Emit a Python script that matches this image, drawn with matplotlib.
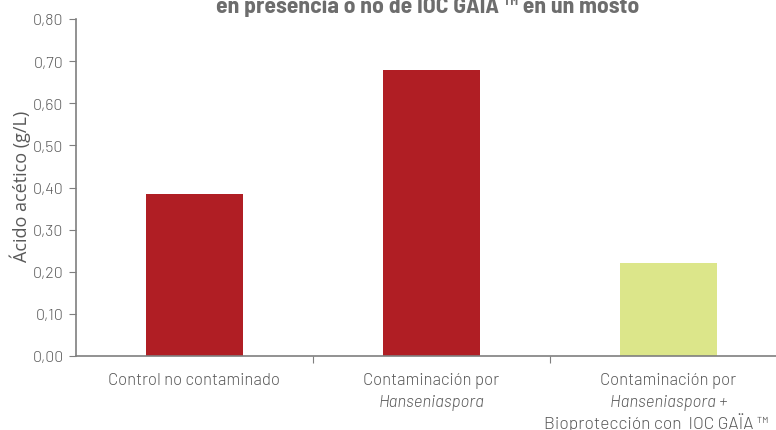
import matplotlib
matplotlib.use("Agg")
import matplotlib.pyplot as plt
from matplotlib import font_manager
from matplotlib.font_manager import FontProperties
from matplotlib.transforms import offset_copy
import os

categories = [
    [("Control no contaminado", "normal")],
    [("Contaminación por", "normal"), ("Hanseniaspora", "italic")],
    [("Contaminación por", "normal"), ("Hanseniaspora +", "italic"),
     ("Bioprotección con  IOC GAÏA ™", "normal")],
]
values = [0.385, 0.68, 0.22]
colors = ["#B01E24", "#B01E24", "#DCE68A"]
yticks = [0.0, 0.1, 0.2, 0.3, 0.4, 0.5, 0.6, 0.7, 0.8]
ytick_labels = ["0,00", "0,10", "0,20", "0,30", "0,40", "0,50", "0,60", "0,70", "0,80"]

_files = {os.path.basename(f.fname): f.fname for f in font_manager.fontManager.ttflist}
def fp(cands, size, fallback_style='normal', fallback_weight='normal'):
    for c in cands:
        if c in _files:
            return FontProperties(fname=_files[c], size=size)
    return FontProperties(family='DejaVu Sans', size=size, style=fallback_style,
                          weight=fallback_weight, stretch='condensed')

tick_fp = fp(["Barlow-Light.ttf", "Barlow-Regular.ttf", "BarlowSemiCondensed-Light.ttf"], 11.5)
lab_fp = fp(["Barlow-Light.ttf", "Barlow-Regular.ttf", "BarlowSemiCondensed-Light.ttf"], 12)
lab_it_fp = fp(["Barlow-LightItalic.ttf", "Barlow-Italic.ttf", "BarlowSemiCondensed-LightItalic.ttf"], 12, 'italic')
title_fp = fp(["BarlowSemiCondensed-Bold.ttf", "BarlowSemiCondensed-SemiBold.ttf"], 17, 'normal', 'bold')

gray = "#7F7F7F"
txt = "#595959"
fig = plt.figure(figsize=(7.76, 4.31), dpi=100)
ax = fig.add_axes([76/776, 74/431, 711/776, 337/431])
x = list(range(len(categories)))
ax.bar(x, values, width=0.41, color=colors)
ax.set_xlim(-0.5, 2.5)
ax.set_ylim(0, 0.8)
ax.set_yticks(yticks)
ax.set_yticklabels(ytick_labels, color=txt)
for t in ax.get_yticklabels():
    t.set_fontproperties(tick_fp)
ax.set_xticks([0.5, 1.5])
ax.set_xticklabels([])
ax.tick_params(axis='x', length=5, color=gray, direction='out')
ax.tick_params(axis='y', length=5, color=gray, direction='out', pad=4)

base = ax.get_xaxis_transform()
for i, lines in enumerate(categories):
    for j, (s, st) in enumerate(lines):
        dx = -12 if j == 2 else 0
        tr = offset_copy(base, fig=fig, x=dx * 72 / 100, y=-(28 + 22 * j) * 72 / 100, units='points')
        t = ax.text(i, 0, s, ha='center', va='baseline', color=txt,
                    fontproperties=lab_it_fp if st == 'italic' else lab_fp, transform=tr, clip_on=False)
        if j == 2:
            t.set_fontsize(12.5)

for s in ['top', 'right']:
    ax.spines[s].set_visible(False)
for s in ['left', 'bottom']:
    ax.spines[s].set_color(gray)
    ax.spines[s].set_linewidth(1.2)

fig.text(20/776, 1 - 186/431, "Ácido acético (g/L)", rotation=90, ha='center', va='center',
         fontsize=13, color=txt, family='Open Sans')
fig.text(428/776, 1.0 - 13/431, "en presencia o no de IOC GAÏA ™ en un mosto", ha='center',
         va='baseline', color="#6D6D6D", fontproperties=title_fp)
fig.savefig("out.png", dpi=100)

::::::::

** TASK DETAILS **
Repeat only the lines from the beginning of the material through the line containing "weight=fallback_weight, stretch='condensed')", both ends kept, leaving pictures out.

** THE RESULT **
Emit a Python script that matches this image, drawn with matplotlib.
import matplotlib
matplotlib.use("Agg")
import matplotlib.pyplot as plt
from matplotlib import font_manager
from matplotlib.font_manager import FontProperties
from matplotlib.transforms import offset_copy
import os

categories = [
    [("Control no contaminado", "normal")],
    [("Contaminación por", "normal"), ("Hanseniaspora", "italic")],
    [("Contaminación por", "normal"), ("Hanseniaspora +", "italic"),
     ("Bioprotección con  IOC GAÏA ™", "normal")],
]
values = [0.385, 0.68, 0.22]
colors = ["#B01E24", "#B01E24", "#DCE68A"]
yticks = [0.0, 0.1, 0.2, 0.3, 0.4, 0.5, 0.6, 0.7, 0.8]
ytick_labels = ["0,00", "0,10", "0,20", "0,30", "0,40", "0,50", "0,60", "0,70", "0,80"]

_files = {os.path.basename(f.fname): f.fname for f in font_manager.fontManager.ttflist}
def fp(cands, size, fallback_style='normal', fallback_weight='normal'):
    for c in cands:
        if c in _files:
            return FontProperties(fname=_files[c], size=size)
    return FontProperties(family='DejaVu Sans', size=size, style=fallback_style,
                          weight=fallback_weight, stretch='condensed')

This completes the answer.